After pleading her case to the City Commission at a meeting last October, and following months of research, Georgia Stoy’s wish came true when the commission passed an ordinance amendment at its May 7 meeting.

At the beginning of June, the now-13-year-old Stoy was able to greet her three chickens for the first time: Rocky, Bullwinkle and Natasha.

Stoy said that getting her chickens was even better than she had imagined.

“I didn’t think the chickens would perch on your shoulder like a parrot, but they do,” she said. “I wouldn’t think that I’d have so much fun taking care of them.”

Stoy’s mother, Bridget McKinley, said they got the chickens when they were a day old.

“We had to keep them basically in a dog crate under a heat lamp for the first few weeks of their lives, as they were developing feathers and starting to grow up,” she said.

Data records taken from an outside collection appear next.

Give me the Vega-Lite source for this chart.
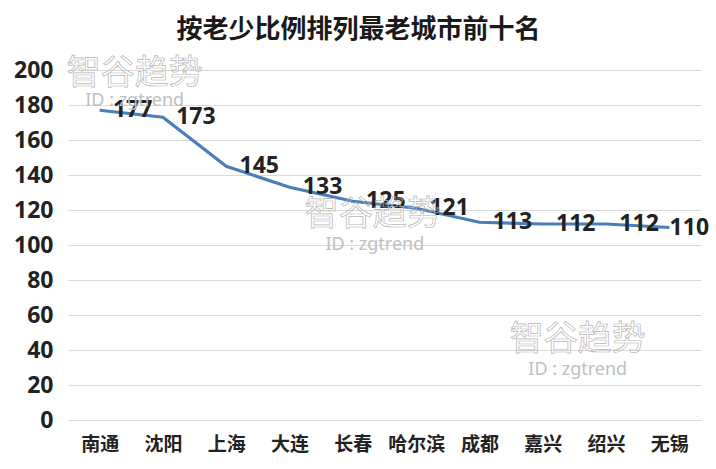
{"$schema":"https://vega.github.io/schema/vega-lite/v6.json","width":633,"height":350,"padding":{"left":68,"top":70,"right":15,"bottom":49},"autosize":{"type":"none"},"background":"white","view":{"stroke":null},"title":{"text":"按老少比例排列最老城市前十名","font":"Noto Sans CJK SC","fontSize":26,"fontWeight":"bold","color":"#1a1a1a","anchor":"middle","dx":-26,"offset":14},"datasets":{"main":[{"city":"南通","v":177},{"city":"沈阳","v":173},{"city":"上海","v":145},{"city":"大连","v":133},{"city":"长春","v":125},{"city":"哈尔滨","v":121},{"city":"成都","v":113},{"city":"嘉兴","v":112},{"city":"绍兴","v":112},{"city":"无锡","v":110}]},"encoding":{"x":{"field":"city","type":"nominal","sort":["南通","沈阳","上海","大连","长春","哈尔滨","成都","嘉兴","绍兴","无锡"],"scale":{"type":"point","padding":0.5},"axis":{"title":null,"labelAngle":0,"labelFont":"Noto Sans CJK SC","labelFontSize":19,"labelFontWeight":"bold","labelColor":"#222222","domainColor":"#d9d9d9","ticks":false,"labelPadding":15,"grid":false}},"y":{"field":"v","type":"quantitative","scale":{"domain":[0,200]},"axis":{"title":null,"values":[0,20,40,60,80,100,120,140,160,180,200],"labelOverlap":false,"labelFont":"Noto Sans","labelFontSize":23,"labelFontWeight":"bold","labelColor":"#222222","domain":false,"ticks":false,"gridColor":"#d9d9d9","labelPadding":15}}},"layer":[{"data":{"name":"main"},"mark":{"type":"line","color":"#4a7ebb","strokeWidth":3.2}},{"data":{"name":"main"},"transform":[{"filter":"datum.city !== '无锡'"}],"mark":{"type":"text","font":"Noto Sans","fontSize":23,"fontWeight":"bold","color":"#222222","align":"center","dx":33},"encoding":{"text":{"field":"v","type":"quantitative"}}},{"data":{"name":"main"},"transform":[{"filter":"datum.city === '无锡'"}],"mark":{"type":"text","font":"Noto Sans","fontSize":23,"fontWeight":"bold","color":"#222222","align":"center","dx":20},"encoding":{"text":{"field":"v","type":"quantitative"}}},{"data":{"values":[{"city":"南通","v":198,"t":"智谷趋势"},{"city":"嘉兴","v":45.5,"t":"智谷趋势"}]},"mark":{"type":"text","font":"Noto Sans CJK SC","fontSize":34,"fill":"transparent","stroke":"#b5b5b5","strokeWidth":0.7,"align":"center","dx":35},"encoding":{"text":{"field":"t"}}},{"data":{"values":[{"city":"长春","v":117,"t":"智谷趋势"}]},"mark":{"type":"text","font":"Noto Sans CJK SC","fontSize":34,"fill":"transparent","stroke":"#b5b5b5","strokeWidth":0.7,"align":"center","dx":20},"encoding":{"text":{"field":"t"}}},{"data":{"values":[{"city":"南通","v":182.5,"t":"ID : zgtrend"},{"city":"嘉兴","v":28.5,"t":"ID : zgtrend"}]},"mark":{"type":"text","font":"Noto Sans","fontSize":18,"color":"#c0c0c0","align":"center","dx":35},"encoding":{"text":{"field":"t"}}},{"data":{"values":[{"city":"长春","v":100,"t":"ID : zgtrend"}]},"mark":{"type":"text","font":"Noto Sans","fontSize":18,"color":"#c0c0c0","align":"center","dx":22},"encoding":{"text":{"field":"t"}}}]}
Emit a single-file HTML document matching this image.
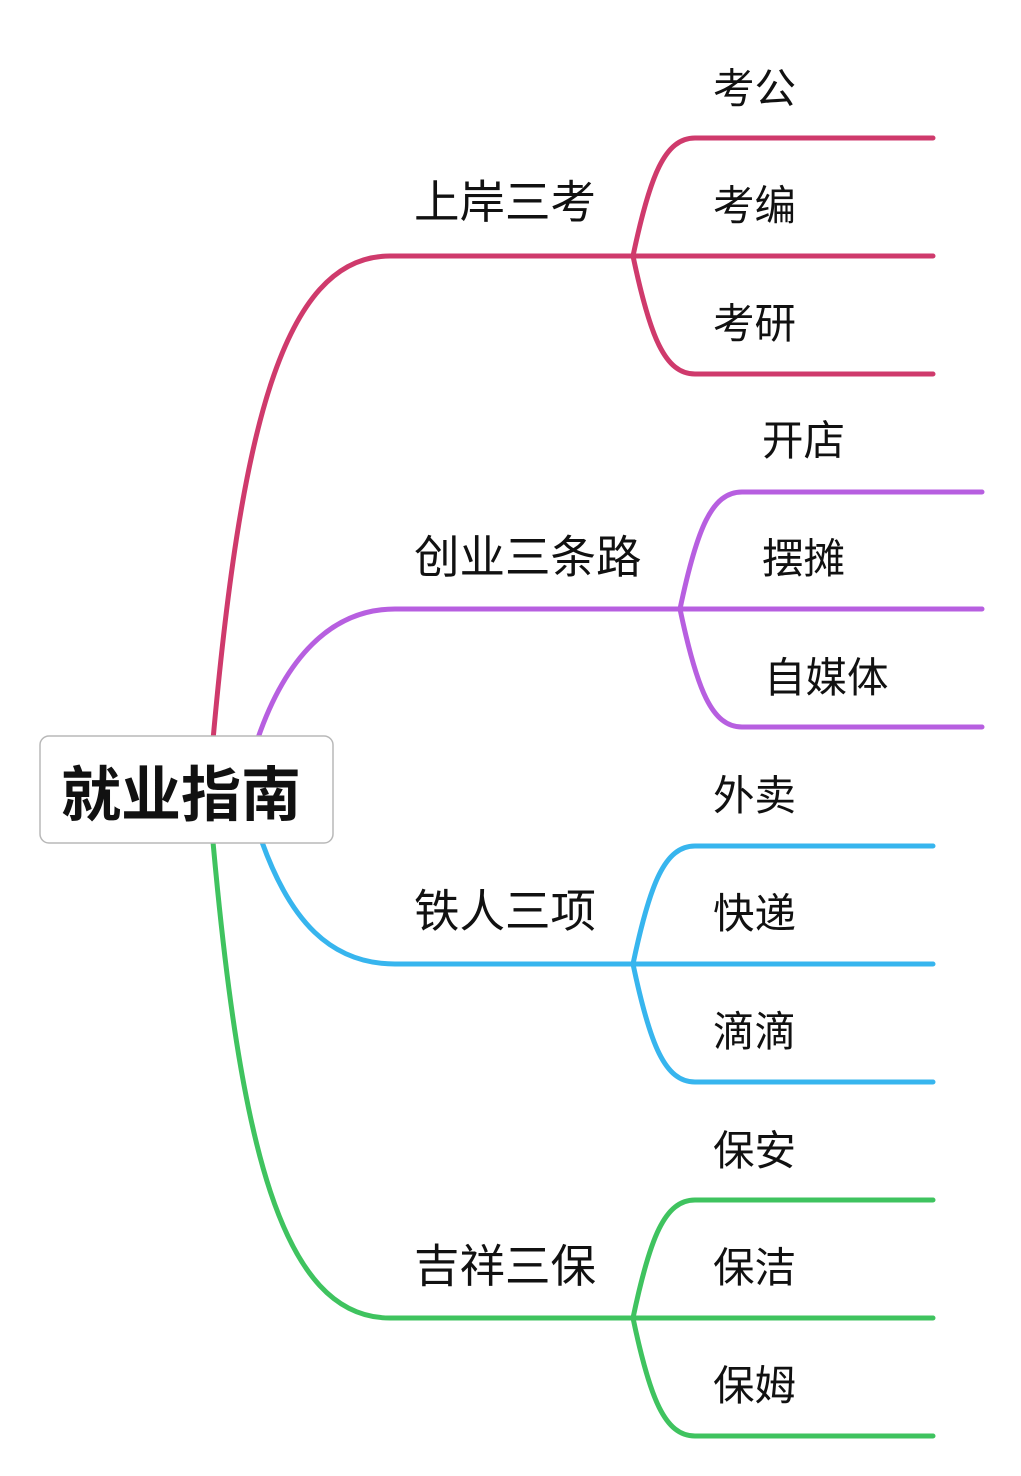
<!DOCTYPE html>
<html><head><meta charset="utf-8"><style>
html,body{margin:0;padding:0;background:#fff;}
svg{display:block;}
text{font-family:"Liberation Sans","Noto Sans CJK SC",sans-serif;fill:#111;}
</style></head><body>
<svg width="1021" height="1476" viewBox="0 0 1021 1476" xmlns="http://www.w3.org/2000/svg">
<g fill="none" stroke-width="5" stroke-linecap="round">
<g stroke="#cf3a6c">
<path d="M213,740 C240,440 280,256 390,256 L633,256"/>
<path d="M633,256 C650,175 665,138 695,138 L933,138"/>
<path d="M633,256 L933,256"/>
<path d="M633,256 C650,337 665,374 695,374 L933,374"/>
</g>
<g stroke="#b75fe0">
<path d="M258,738 C285,660 330,609 395,609 L680,609"/>
<path d="M680,609 C697,528 712,492 742,492 L982,492"/>
<path d="M680,609 L982,609"/>
<path d="M680,609 C697,690 712,727 742,727 L982,727"/>
</g>
<g stroke="#37b5ee">
<path d="M262,842 C290,920 330,964 395,964 L633,964"/>
<path d="M633,964 C650,883 665,846 695,846 L933,846"/>
<path d="M633,964 L933,964"/>
<path d="M633,964 C650,1045 665,1082 695,1082 L933,1082"/>
</g>
<g stroke="#3fc35f">
<path d="M213,842 C240,1140 280,1318 390,1318 L633,1318"/>
<path d="M633,1318 C650,1237 665,1200 695,1200 L933,1200"/>
<path d="M633,1318 L933,1318"/>
<path d="M633,1318 C650,1399 665,1436 695,1436 L933,1436"/>
</g>
</g>
<rect x="40" y="736" width="293" height="107" rx="9" fill="#fff" stroke="#b8b8b8" stroke-width="1.5"/>
<text x="61" y="816" font-size="60" font-weight="bold">就业指南</text>
<g font-size="45.5">
<text x="414" y="218">上岸三考</text>
<text x="414" y="573">创业三条路</text>
<text x="414" y="927">铁人三项</text>
<text x="414" y="1282">吉祥三保</text>
</g>
<g font-size="41.5">
<text x="713" y="103">考公</text>
<text x="713" y="220">考编</text>
<text x="713" y="338">考研</text>
<text x="762" y="455">开店</text>
<text x="762" y="573">摆摊</text>
<text x="764" y="692">自媒体</text>
<text x="713" y="810">外卖</text>
<text x="713" y="928">快递</text>
<text x="713" y="1046">滴滴</text>
<text x="713" y="1165">保安</text>
<text x="713" y="1282">保洁</text>
<text x="713" y="1400">保姆</text>
</g>
</svg>
</body></html>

Once the size of the eggs they hatched from, the chickens have grown up quickly in the last several weeks. While the family was able to identify the chickens a bit easier when they were smaller, they now use tiny bands to identify each hen. Natasha has a red band, Bullwinkle has a blue band and Rocky has a green band.

McKinley said they’ve been handling the chickens since their births to make sure they would be friendly and not too skittish.

“Rocky’s the only one who’s still pretty skittish,” she said. “The rest will just come and jump on you.”

“They come outside (of their coop) and they’re kind of shy,” Stoy added. “So sometimes you’ll have to pick them up, but other times they’ll just get onto your shoulder.”

The family began preparing for the arrival of the chickens around the time it became clear that the commission would make the ordinance change to allow backyard chickens. The first step was building the coop for the chickens and getting it approved by the Huntington Woods code enforcement officer, Hank Berry.

“We started (building the coop) before we ordered (the chickens),” McKinley said. “We’ve been planning out the design of it and checking in with others, doing a lot of research to make sure that it was proper, also going over the codes with Hank because they’re kind of complicated. It’s not easy. It took a long time to build to code.”

Andy Stoy, Georgia’s father, said they invested $350 into the coop itself, as they had some contributions from friends that decreased their costs, such as free shingles from a neighbor for the coop’s roof.

The coop has a rear door that can be used to retrieve eggs when the chickens are able to produce them. Because the chickens are still so young, they won’t be laying eggs for another two months.

Andy Stoy also complimented his daughter’s efforts in taking care of the chickens, saying she’s been very proactive in cleaning the coop, changing their water and providing them with their food.

Georgia Stoy said she studied up on chickens before and after the ordinance passed, but focused on how to care for them more once she knew she was going to get them.

As for something she wasn’t expecting when she first got her chickens?

“They’re cuter than I thought they’d be,” she said.